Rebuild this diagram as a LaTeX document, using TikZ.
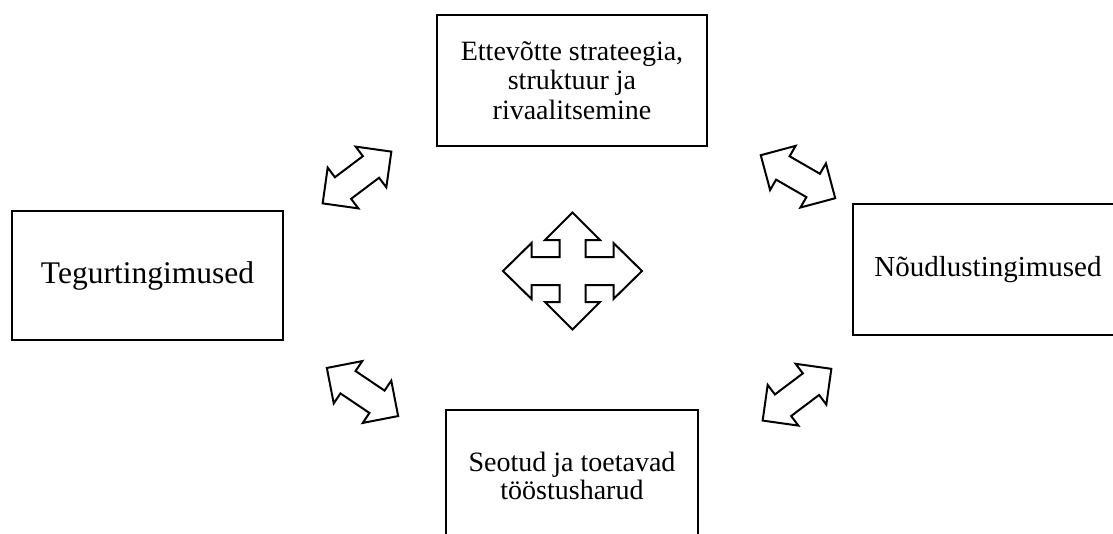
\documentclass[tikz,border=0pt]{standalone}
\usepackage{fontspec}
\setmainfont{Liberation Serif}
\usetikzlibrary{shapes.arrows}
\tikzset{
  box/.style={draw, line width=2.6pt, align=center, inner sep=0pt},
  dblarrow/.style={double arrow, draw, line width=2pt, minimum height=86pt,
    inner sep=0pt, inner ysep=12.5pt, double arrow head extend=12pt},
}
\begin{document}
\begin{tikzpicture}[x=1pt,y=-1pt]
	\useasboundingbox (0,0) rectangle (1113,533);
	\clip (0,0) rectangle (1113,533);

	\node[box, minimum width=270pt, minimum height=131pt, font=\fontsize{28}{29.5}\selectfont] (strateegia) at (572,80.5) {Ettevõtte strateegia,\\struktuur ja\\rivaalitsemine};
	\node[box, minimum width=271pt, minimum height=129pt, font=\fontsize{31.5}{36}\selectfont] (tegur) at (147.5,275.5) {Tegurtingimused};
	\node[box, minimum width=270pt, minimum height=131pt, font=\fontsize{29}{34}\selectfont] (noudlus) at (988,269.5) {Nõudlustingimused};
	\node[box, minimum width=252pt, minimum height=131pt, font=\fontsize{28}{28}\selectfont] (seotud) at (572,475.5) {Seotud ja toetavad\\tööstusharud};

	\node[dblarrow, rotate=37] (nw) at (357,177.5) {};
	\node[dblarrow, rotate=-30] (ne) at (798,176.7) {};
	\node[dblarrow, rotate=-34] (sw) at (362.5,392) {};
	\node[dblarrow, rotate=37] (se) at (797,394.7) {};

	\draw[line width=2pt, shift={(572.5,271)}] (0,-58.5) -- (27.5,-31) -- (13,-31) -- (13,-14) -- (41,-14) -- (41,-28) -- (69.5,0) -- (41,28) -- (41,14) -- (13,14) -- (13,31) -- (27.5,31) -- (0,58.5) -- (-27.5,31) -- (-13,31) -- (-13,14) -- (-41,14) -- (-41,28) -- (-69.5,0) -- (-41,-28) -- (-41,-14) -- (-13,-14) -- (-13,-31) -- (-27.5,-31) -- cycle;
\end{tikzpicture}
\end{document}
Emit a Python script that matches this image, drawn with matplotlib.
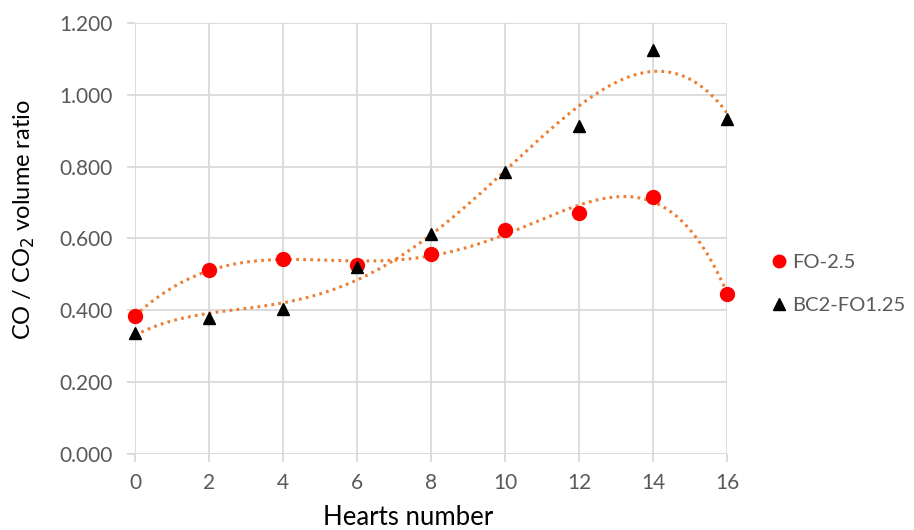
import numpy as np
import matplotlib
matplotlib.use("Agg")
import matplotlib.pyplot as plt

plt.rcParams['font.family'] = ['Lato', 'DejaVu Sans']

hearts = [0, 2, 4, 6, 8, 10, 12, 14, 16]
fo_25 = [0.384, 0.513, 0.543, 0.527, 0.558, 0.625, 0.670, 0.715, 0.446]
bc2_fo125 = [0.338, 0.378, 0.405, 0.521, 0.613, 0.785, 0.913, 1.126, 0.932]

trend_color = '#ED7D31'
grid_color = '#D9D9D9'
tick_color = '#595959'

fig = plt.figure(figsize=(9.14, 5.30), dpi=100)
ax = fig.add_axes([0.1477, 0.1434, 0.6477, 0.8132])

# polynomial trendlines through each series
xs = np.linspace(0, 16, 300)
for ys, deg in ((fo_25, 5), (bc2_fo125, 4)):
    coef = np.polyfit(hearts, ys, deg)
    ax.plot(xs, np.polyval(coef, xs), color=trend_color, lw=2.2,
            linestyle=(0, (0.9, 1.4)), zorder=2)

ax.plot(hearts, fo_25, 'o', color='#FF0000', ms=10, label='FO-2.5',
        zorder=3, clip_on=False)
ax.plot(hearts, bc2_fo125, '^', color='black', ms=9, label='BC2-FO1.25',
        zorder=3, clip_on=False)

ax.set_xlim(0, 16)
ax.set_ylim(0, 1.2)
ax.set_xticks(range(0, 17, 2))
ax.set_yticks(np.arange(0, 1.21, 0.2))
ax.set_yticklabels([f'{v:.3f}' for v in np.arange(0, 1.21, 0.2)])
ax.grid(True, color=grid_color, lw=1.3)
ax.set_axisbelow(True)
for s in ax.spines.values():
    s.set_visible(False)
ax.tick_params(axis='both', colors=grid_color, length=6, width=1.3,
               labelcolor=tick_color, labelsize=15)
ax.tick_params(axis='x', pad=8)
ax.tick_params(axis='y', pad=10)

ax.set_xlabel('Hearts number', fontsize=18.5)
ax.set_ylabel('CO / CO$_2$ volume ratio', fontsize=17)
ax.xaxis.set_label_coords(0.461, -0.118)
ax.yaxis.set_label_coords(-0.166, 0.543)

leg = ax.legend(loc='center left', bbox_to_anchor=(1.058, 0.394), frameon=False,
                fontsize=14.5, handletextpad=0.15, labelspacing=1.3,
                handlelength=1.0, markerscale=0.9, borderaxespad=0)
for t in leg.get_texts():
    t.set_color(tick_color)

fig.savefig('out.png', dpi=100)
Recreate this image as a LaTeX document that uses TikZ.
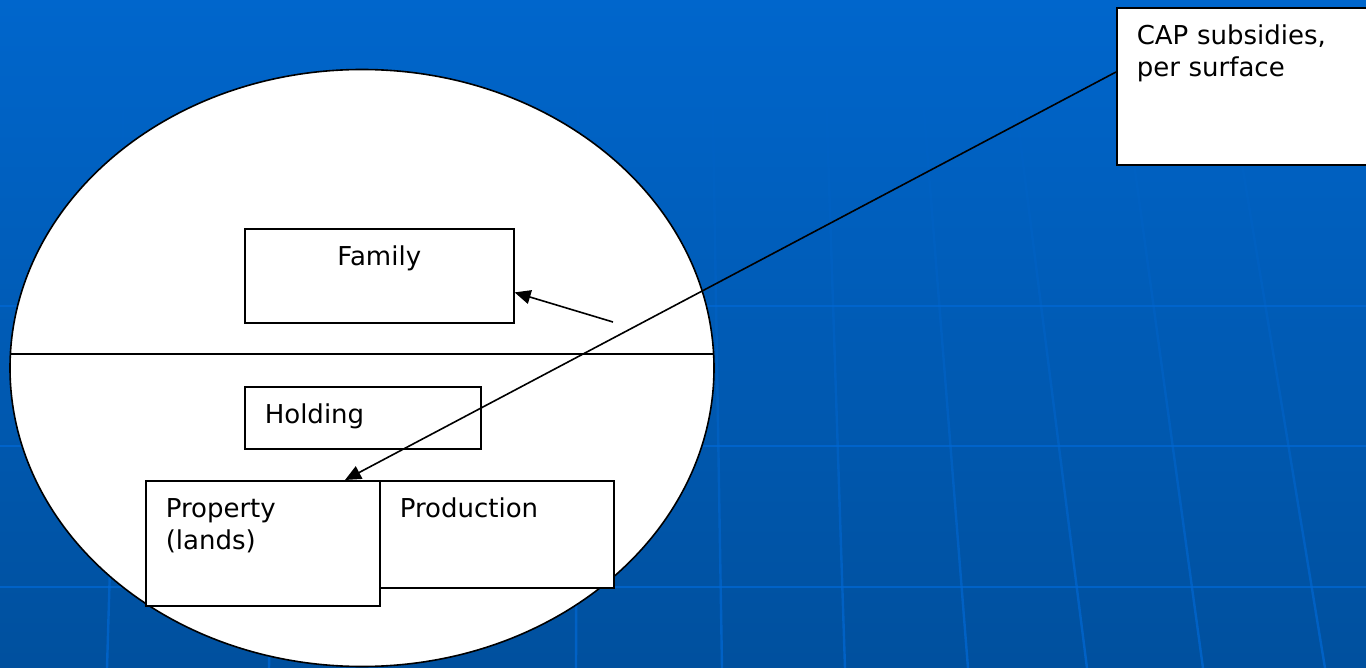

━━━━━━━━━━

**Stated exercise**
Using the records above, select and copy every line that has the word "matplotlib".

**Solution to this task**
Emit a Python script that matches this image, drawn with matplotlib.
import matplotlib
matplotlib.use("Agg")
import matplotlib.pyplot as plt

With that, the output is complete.